Louisa Noel Krause (born May 20, 1986) is an American actress. After studying drama in college, Krause appeared in numerous off-Broadway productions while also appearing in episodes of New York-based network television series. Her first film role was in The Babysitters (2007). In 2017, Krause appeared in the lead role of Anna Garner in the television series The Girlfriend Experience.

Early life
Krause was born May 20, 1986 in Falls Church, Virginia. Her father is of half-Japanese descent (from Okinawa, Japan) and her mother is American. She has a younger brother named Nathaniel who is a director. She began her interest in the arts at a young age by studying dance at the Washington School of Ballet in Washington D.C. Once Krause entered high school, dance took a back seat when she started performing in a variety of plays and musicals including Side Show as Violet Hilton, Gypsy as Mama Rose, and Equus as Dora Strang. After high school, she enrolled in the  Carnegie Mellon Drama School. Soon after, Krause felt she was ready to start her professional career as an actress. She earned her Equity card by performing in a summer-stock production of Aida.

Career
Krause began her career in theatre, appearing in numerous off-Broadway productions. In 2006, Krause appeared in the Huntington Theatre Company's production of Les Liaisons Dangereuses. In 2007, she starred in the Signature Theatre Company's production of Iphigenia 2.o, in the lead role of Iphigenia. That same year, Krause starred in the world premiere of In a Dark Dark House, at the Lucille Lortel Theatre, June 7 – July 7, 2007. She has continued working on stage, appearing in 2013 as Rose in the world premiere of Annie Baker's The Flick at Playwrights Horizons, a role she reprised two years later for a second run at the Barrow Street Theatre and later the National Theatre.

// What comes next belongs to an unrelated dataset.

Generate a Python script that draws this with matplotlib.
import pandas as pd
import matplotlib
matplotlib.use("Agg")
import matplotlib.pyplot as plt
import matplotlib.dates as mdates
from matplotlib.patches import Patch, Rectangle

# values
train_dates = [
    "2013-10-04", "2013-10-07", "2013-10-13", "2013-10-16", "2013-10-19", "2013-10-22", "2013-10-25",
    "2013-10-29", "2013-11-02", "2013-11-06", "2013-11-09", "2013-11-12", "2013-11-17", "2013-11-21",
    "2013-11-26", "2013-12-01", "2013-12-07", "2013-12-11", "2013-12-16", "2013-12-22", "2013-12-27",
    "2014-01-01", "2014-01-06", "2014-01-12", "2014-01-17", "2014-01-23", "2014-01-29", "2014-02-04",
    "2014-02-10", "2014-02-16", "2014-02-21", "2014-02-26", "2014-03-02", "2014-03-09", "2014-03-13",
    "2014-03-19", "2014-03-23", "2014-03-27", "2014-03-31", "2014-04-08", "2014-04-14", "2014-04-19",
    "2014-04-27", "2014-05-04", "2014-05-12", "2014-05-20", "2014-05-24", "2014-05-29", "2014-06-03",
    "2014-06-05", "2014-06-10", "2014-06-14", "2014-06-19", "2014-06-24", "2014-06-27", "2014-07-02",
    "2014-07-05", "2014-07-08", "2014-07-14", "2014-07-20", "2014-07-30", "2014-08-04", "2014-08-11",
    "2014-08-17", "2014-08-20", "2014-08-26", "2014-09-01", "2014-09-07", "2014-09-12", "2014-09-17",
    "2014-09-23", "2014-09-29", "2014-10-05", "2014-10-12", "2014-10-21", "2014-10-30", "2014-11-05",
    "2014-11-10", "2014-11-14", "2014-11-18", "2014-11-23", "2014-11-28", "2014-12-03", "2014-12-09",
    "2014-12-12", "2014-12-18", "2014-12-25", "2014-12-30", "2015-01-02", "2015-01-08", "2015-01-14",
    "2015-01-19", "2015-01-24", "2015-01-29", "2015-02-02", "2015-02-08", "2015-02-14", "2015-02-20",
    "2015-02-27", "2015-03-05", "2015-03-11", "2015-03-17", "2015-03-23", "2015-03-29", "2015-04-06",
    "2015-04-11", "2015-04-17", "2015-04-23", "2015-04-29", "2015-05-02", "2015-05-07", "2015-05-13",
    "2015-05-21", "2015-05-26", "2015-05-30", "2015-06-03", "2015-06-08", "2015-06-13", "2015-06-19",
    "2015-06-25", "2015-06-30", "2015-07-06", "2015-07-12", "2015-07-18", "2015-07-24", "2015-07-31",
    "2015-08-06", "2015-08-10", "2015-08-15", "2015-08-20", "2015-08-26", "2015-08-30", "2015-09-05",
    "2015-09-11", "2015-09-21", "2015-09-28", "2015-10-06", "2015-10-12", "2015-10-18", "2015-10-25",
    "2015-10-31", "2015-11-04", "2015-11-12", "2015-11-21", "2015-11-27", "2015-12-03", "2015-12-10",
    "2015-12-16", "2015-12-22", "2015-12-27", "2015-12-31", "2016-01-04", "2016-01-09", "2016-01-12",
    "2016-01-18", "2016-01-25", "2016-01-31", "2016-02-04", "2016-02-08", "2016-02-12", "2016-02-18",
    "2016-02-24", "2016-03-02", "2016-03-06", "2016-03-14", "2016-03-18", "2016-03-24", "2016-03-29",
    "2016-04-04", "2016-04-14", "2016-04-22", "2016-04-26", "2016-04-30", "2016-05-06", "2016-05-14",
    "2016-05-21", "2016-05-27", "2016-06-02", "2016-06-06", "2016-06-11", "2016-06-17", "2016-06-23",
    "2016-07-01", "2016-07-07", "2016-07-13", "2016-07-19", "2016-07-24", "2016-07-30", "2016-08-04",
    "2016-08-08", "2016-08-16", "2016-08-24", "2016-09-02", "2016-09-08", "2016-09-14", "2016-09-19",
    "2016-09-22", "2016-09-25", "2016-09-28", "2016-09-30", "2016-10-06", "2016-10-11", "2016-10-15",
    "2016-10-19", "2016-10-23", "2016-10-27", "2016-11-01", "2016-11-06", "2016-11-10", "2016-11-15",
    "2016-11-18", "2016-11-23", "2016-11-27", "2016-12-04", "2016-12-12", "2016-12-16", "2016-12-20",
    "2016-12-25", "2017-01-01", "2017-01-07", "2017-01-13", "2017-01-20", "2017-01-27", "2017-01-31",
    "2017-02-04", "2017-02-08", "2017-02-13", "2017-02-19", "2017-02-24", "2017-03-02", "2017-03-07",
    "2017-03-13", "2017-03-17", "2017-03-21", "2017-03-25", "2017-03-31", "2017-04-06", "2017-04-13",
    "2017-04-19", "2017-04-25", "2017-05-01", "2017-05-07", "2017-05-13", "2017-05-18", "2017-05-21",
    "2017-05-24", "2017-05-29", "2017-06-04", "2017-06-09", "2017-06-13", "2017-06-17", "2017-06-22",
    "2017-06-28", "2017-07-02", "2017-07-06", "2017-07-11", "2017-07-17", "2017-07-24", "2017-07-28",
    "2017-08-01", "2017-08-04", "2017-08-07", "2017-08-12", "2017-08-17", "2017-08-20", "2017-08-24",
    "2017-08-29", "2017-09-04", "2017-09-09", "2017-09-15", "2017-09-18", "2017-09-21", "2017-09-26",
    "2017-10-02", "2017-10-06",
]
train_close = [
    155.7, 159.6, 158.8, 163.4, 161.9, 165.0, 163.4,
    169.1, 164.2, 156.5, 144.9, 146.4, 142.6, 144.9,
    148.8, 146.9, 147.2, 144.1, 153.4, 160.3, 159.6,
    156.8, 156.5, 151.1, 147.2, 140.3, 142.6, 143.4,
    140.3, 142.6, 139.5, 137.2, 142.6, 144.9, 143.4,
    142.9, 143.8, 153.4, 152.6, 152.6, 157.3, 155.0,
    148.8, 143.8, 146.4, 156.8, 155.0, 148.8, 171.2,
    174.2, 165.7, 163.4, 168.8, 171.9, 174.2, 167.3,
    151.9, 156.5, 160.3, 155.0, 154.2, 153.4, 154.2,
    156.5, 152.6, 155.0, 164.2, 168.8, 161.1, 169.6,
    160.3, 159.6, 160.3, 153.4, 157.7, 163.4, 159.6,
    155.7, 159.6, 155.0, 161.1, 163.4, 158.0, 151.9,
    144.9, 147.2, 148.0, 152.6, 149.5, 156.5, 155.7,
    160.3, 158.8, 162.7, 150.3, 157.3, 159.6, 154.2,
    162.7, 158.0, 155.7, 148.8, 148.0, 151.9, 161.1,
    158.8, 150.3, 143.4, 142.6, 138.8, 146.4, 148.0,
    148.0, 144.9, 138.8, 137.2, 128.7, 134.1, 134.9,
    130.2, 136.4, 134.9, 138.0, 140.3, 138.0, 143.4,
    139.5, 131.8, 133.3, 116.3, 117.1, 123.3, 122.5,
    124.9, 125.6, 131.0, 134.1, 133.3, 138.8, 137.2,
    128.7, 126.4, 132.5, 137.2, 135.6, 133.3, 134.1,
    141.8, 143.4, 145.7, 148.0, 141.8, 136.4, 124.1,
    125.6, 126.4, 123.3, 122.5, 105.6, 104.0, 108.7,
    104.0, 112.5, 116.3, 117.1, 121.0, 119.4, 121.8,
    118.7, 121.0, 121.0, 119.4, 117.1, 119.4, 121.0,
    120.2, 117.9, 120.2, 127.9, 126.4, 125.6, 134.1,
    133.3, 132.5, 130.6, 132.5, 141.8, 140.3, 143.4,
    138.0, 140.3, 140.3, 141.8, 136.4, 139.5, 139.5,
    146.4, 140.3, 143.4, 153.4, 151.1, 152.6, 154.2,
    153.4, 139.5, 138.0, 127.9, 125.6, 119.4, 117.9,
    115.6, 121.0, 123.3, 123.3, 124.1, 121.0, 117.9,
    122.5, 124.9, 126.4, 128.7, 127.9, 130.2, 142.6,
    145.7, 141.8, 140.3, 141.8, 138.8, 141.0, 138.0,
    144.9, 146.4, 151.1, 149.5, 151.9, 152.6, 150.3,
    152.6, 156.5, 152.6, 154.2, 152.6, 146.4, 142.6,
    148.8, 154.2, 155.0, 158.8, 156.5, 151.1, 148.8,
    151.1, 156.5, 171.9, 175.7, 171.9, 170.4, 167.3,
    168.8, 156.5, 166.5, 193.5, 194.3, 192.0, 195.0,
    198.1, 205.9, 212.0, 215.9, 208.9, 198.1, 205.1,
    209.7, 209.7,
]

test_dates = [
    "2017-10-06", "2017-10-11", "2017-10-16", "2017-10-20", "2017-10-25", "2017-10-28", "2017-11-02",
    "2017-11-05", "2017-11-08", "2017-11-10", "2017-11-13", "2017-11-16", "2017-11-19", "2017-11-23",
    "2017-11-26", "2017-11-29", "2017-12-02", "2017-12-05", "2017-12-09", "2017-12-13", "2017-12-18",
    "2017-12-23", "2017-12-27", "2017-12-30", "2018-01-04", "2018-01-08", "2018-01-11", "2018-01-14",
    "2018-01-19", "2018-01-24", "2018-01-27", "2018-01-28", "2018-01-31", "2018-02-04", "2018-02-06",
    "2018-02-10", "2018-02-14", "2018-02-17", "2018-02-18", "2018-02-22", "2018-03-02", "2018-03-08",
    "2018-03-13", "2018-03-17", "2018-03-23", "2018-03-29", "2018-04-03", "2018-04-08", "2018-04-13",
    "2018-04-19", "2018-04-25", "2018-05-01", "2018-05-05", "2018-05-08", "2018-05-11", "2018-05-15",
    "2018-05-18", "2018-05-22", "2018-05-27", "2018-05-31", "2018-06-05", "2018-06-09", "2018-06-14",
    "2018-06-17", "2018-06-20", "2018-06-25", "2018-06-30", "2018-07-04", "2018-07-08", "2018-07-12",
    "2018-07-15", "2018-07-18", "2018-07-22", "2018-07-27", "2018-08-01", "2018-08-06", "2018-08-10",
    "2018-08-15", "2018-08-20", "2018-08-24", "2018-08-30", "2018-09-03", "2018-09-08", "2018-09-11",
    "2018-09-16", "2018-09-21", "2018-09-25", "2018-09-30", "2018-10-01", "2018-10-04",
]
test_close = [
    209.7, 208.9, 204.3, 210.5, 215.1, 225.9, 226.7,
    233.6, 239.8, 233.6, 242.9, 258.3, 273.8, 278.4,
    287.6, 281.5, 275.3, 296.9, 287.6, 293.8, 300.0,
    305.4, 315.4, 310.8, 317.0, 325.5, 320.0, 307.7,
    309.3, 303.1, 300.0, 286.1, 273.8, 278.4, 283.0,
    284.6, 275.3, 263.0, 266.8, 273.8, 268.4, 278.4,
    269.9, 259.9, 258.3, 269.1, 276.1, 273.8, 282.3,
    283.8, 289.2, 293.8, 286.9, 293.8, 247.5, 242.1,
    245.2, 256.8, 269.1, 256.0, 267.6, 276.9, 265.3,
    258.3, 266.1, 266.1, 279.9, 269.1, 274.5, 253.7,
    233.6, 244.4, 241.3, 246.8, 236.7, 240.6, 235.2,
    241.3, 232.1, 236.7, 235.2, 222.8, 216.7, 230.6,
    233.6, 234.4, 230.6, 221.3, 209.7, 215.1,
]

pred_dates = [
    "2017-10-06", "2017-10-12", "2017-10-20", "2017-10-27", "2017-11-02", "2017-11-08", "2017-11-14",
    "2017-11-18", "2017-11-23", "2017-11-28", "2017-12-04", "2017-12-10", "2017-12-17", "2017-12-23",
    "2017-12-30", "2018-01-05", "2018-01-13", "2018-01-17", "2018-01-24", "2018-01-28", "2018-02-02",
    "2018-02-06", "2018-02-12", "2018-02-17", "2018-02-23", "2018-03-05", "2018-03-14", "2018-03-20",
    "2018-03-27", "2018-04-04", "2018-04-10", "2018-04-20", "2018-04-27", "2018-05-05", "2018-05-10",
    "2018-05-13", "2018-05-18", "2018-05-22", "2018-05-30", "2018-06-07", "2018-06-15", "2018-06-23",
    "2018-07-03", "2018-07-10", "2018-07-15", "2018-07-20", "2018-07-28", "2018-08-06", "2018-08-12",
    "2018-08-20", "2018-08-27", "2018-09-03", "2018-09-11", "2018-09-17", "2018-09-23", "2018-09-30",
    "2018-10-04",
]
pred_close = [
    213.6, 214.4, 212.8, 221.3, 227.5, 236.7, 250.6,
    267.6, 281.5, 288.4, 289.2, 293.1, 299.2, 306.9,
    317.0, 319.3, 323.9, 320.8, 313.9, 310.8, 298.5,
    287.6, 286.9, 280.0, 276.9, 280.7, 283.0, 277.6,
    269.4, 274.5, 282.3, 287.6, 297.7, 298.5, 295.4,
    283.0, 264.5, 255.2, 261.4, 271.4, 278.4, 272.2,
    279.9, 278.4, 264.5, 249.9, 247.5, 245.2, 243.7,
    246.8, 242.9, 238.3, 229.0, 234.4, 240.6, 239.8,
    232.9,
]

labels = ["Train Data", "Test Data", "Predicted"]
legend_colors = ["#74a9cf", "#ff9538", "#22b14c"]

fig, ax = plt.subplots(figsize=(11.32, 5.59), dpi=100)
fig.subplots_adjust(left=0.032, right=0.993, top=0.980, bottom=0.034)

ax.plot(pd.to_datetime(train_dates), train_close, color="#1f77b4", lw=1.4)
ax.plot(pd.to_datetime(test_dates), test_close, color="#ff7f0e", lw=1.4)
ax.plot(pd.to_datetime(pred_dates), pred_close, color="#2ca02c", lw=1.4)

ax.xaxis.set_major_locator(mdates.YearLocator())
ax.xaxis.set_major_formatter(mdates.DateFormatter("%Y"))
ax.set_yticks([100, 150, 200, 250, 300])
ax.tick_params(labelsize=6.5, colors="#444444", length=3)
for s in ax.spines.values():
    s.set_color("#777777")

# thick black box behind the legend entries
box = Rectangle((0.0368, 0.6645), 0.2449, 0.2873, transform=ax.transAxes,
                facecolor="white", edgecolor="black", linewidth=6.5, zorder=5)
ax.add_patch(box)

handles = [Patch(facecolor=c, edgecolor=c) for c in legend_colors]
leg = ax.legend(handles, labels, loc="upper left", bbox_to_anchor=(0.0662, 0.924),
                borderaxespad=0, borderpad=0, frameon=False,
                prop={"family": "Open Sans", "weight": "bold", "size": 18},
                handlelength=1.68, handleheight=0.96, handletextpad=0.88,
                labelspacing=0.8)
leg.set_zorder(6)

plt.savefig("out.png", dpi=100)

Her first film credits came in 2007 with supporting roles in The Speed of Life and The Babysitters. In 2009, she appeared in the films Taking Woodstock and Toe to Toe. She is known for her work in independent cinema and has appeared in several short films. Krause gained more prominence with a  role in the 2011 feature film Young Adult, in which her perfectly low pitched comedic scene as the ennuied clerk at the hotel where Charlize Theron's character is staying was used for promotional purposes and played in the trailer and TV spots for the film. Krause also made an appearance as a cult member in the 2011 film Martha Marcy May Marlene – a film she became involved with through her work with the Sundance Film Festival.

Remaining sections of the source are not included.